CMU School of Drama


Friday, May 01, 2015

Turn Your Dremel Tool into a Plastic Welder!

Make:: Several years ago, Make: contributor Matt Griffin and I were hanging out and he started enthusiastically telling me about a technique for friction welding plastic that he’d just discovered. He had learned about it in a video from the awesome Fran Blanche (she of Frantone guitar pedals fame). I still haven’t tried the technique myself, but it couldn’t be easier. You simple chuck some plastic rod into a rotary tool and the friction from the spinning plastic eventually melts it in contact with other plastic parts to form a decent welded bond.

2 comments:

Drew H said...

I feel like this is closer to soldering than welding since it doesn’t appear that he is melting the pieces he is trying to join and I thought that was the definition of welding but I honestly don’t know. Either way, this is a really good idea.
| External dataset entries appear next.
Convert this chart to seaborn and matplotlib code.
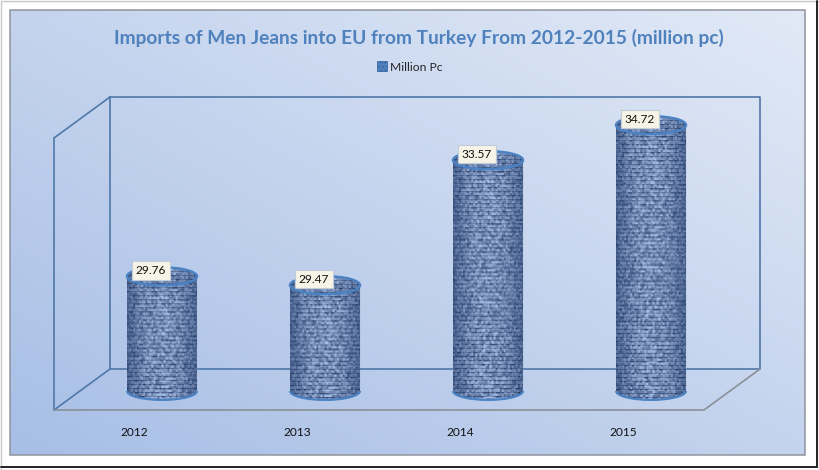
import numpy as np
import seaborn as sns
import matplotlib.pyplot as plt
from matplotlib.patches import Arc, Ellipse, Rectangle
from matplotlib.path import Path
from matplotlib.transforms import ScaledTranslation

years = ['2012', '2013', '2014', '2015']
values = [29.76, 29.47, 33.57, 34.72]
title = 'Imports of Men Jeans into EU from Turkey From 2012-2015 (million pc)'
series_name = 'Million Pc'

sns.set_theme(style='white')
plt.rcParams['font.family'] = ['Lato', 'DejaVu Sans']

W, H = 820, 470
fig = plt.figure(figsize=(W / 100, H / 100), dpi=100, facecolor='white')


def frac_box(left, top, right, bottom):
    return [left / W, 1 - bottom / H, (right - left) / W, (bottom - top) / H]


# Background panel + fake 3D walls, all in pixel coords
bg = fig.add_axes([0, 0, 1, 1], zorder=0)
bg.set_xlim(0, W)
bg.set_ylim(H, 0)
bg.axis('off')

gx, gy = np.meshgrid(np.linspace(0, 1, 200), np.linspace(0, 1, 120))
t = np.clip((gx + (1 - gy)) / 2, 0, 1)[..., None]
dark = np.array([0.655, 0.745, 0.90])
light = np.array([0.885, 0.915, 0.965])
bg.imshow(dark + (light - dark) * t, extent=(10, 805, 455, 10), aspect='auto', zorder=1)
bg.set_xlim(0, W)
bg.set_ylim(H, 0)
bg.add_patch(Rectangle((10, 10), 795, 445, fill=False, ec='#8f949c', lw=1.1, zorder=2))
bg.plot([817, 817], [1, 467], color='#222222', lw=1.4, zorder=2)
bg.plot([1, 817], [467, 467], color='#222222', lw=1.4, zorder=2)
bg.add_patch(Rectangle((0.5, 0.5), 819, 469, fill=False, ec='#c8c8c8', lw=1, zorder=1.5))

wall = '#4f78a8'
floor = '#8a9099'
bg.plot([110, 760, 760, 110, 110], [97, 97, 369, 369, 97], color=wall, lw=1.2, zorder=3)
bg.plot([54, 110], [138, 97], color=wall, lw=1.2, zorder=3)
bg.plot([54, 54], [138, 410], color=wall, lw=1.2, zorder=3)
bg.plot([54, 110], [410, 369], color=wall, lw=1.2, zorder=3)
bg.plot([54, 704, 760], [410, 410, 369], color=floor, lw=1.2, zorder=3)

# The chart itself: 4 bars on a truncated value axis
ax = fig.add_axes(frac_box(80.5, 90, 732.5, 412), zorder=1)
ax.patch.set_alpha(0)
sns.barplot(x=years, y=values, color='#4f81bd', width=0.43, label=series_name, ax=ax)
ymin, ymax = 25.31, 35.87
xmin, xmax = -0.5, 3.5
ry = 9 / 30.5
base = 26


# Woven jeans look: blocks in rows, lighter in the middle of the cylinder
def weave(nx, ny):
    jj, ii = np.meshgrid(np.arange(nx), np.arange(ny))
    ci, cj = ii // 2, jj // 2
    h = np.sin(ci * 12.9898 + cj * 78.233) * 43758.5453
    speck = h - np.floor(h)
    rows = (ii % 4 != 0) * 1.0
    cols = ((jj + 2 * (ii // 4)) % 5 != 0) * 1.0
    tone = 0.55 * speck + 0.32 * rows + 0.13 * cols
    shade = 0.42 + 0.62 * np.sin(np.linspace(0.15, np.pi - 0.15, nx))[None, :]
    tone = np.clip(tone * shade, 0, 1)[..., None]
    lo = np.array([0.10, 0.20, 0.38])
    hi = np.array([0.66, 0.75, 0.90])
    return lo + (hi - lo) * tone


for bar, val in zip(list(ax.patches), values):
    x0 = bar.get_x()
    w = bar.get_width()
    cx = x0 + w / 2
    a = np.linspace(np.pi, 2 * np.pi, 40)
    low = np.c_[cx + w / 2 * np.cos(a), base + ry * np.sin(a)]
    top = np.c_[cx + w / 2 * np.cos(a - np.pi), val + ry * np.sin(a - np.pi)]
    verts = np.r_[low, top, low[:1]]
    body = Path(verts, closed=True)
    ny = int((val - base + 2 * ry) * 30.5)
    im = ax.imshow(weave(70, ny), extent=(x0, x0 + w, base - ry, val + ry),
                   aspect='auto', interpolation='bilinear', zorder=3)
    im.set_clip_path(body, transform=ax.transData)
    bar.set_clip_path(body, transform=ax.transData)
    ax.add_patch(Ellipse((cx, val), w, 2 * ry, fill=False, ec='#4a82c4', lw=1.7, zorder=4))
    ax.add_patch(Arc((cx, base), w, 2 * ry, theta1=180, theta2=360, ec='#4a82c4', lw=1.5, zorder=4))
    ax.annotate(f'{val:.2f}', (cx, val), xytext=(-11 * 0.72, 6 * 0.72), textcoords='offset points',
                ha='center', va='center', fontsize=8.6, color='#111111', zorder=5,
                bbox=dict(boxstyle='square,pad=0.32', fc='#f6f4e6', ec='#c2ccd8', lw=0.8))

ax.set_xlim(xmin, xmax)
ax.set_ylim(ymin, ymax)
ax.set_xlabel('')
ax.set_ylabel('')
ax.set_yticks([])
sns.despine(ax=ax, left=True, bottom=True)
ax.tick_params(axis='x', length=0, pad=11, labelsize=8.6, labelcolor='#111111')
for lab in ax.get_xticklabels():
    lab.set_transform(lab.get_transform() + ScaledTranslation(-28 / 100, 0, fig.dpi_scale_trans))

fig.text(419 / W, 1 - 38 / H, title, ha='center', va='center', color='#4f81bd',
         fontsize=13.8, fontweight='bold')

handle = Rectangle((0, 0), 1, 1, fc='#4f81bd', ec='#3b6ba5', hatch='....', lw=0.6)
ax.legend([handle], [series_name], loc='center', bbox_to_anchor=(409.5 / W, 1 - 67 / H),
          bbox_transform=fig.transFigure, frameon=False, fontsize=8.7, handlelength=0.9,
          handleheight=0.9, handletextpad=0.2, borderpad=0)

fig.savefig('out.png', dpi=100)
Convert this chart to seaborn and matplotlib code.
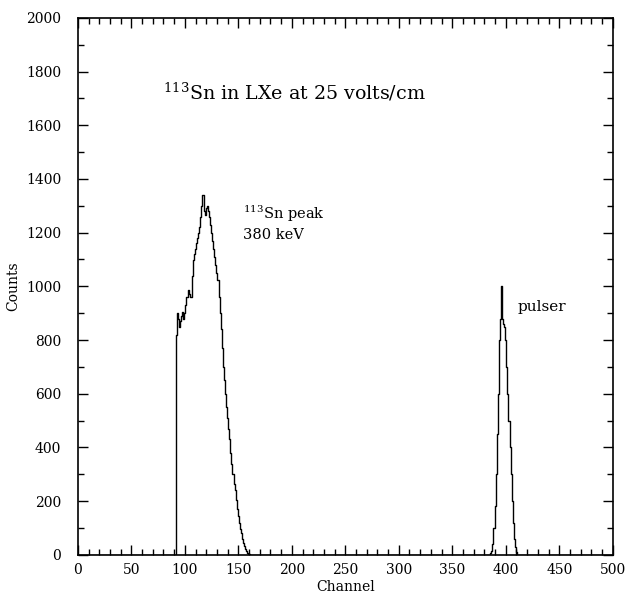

I wonder if there is a way to do this with solder because It is hard to solder without three hands and I don’t know too many people who have three hands. If you could stick a piece of solder in a gun or something and slowly paste it in place that would be epic. I also wonder what kinds of plastics this works with because 3D printing plastic has a lower melting rate. This would be great for different projects of you could do this with acrylic. I think Susan Tsu would like this better than hot glue. I can see this method, if not the exact same setup, being very useful for various joining operations.

Tom Kelly said...

I agree with drews comment about it being more about soldering rather than welding. the technique i think would have been very useful when i was younger because i can remember many times where a piece just fell off a toy because it just got old or was used to much. i wonder if you would be able to modify plastic objects this way too. im just thinking if you had a piece or object that you would want a certain way, you could break it off and "weld" it back in a different orientation. I dont know if it would be stable. like malleable steel i wonder if the entire piece would e more prone to breaking because the layers of the plastic have been broken. or would it even matter because the plastic was melted in the first place?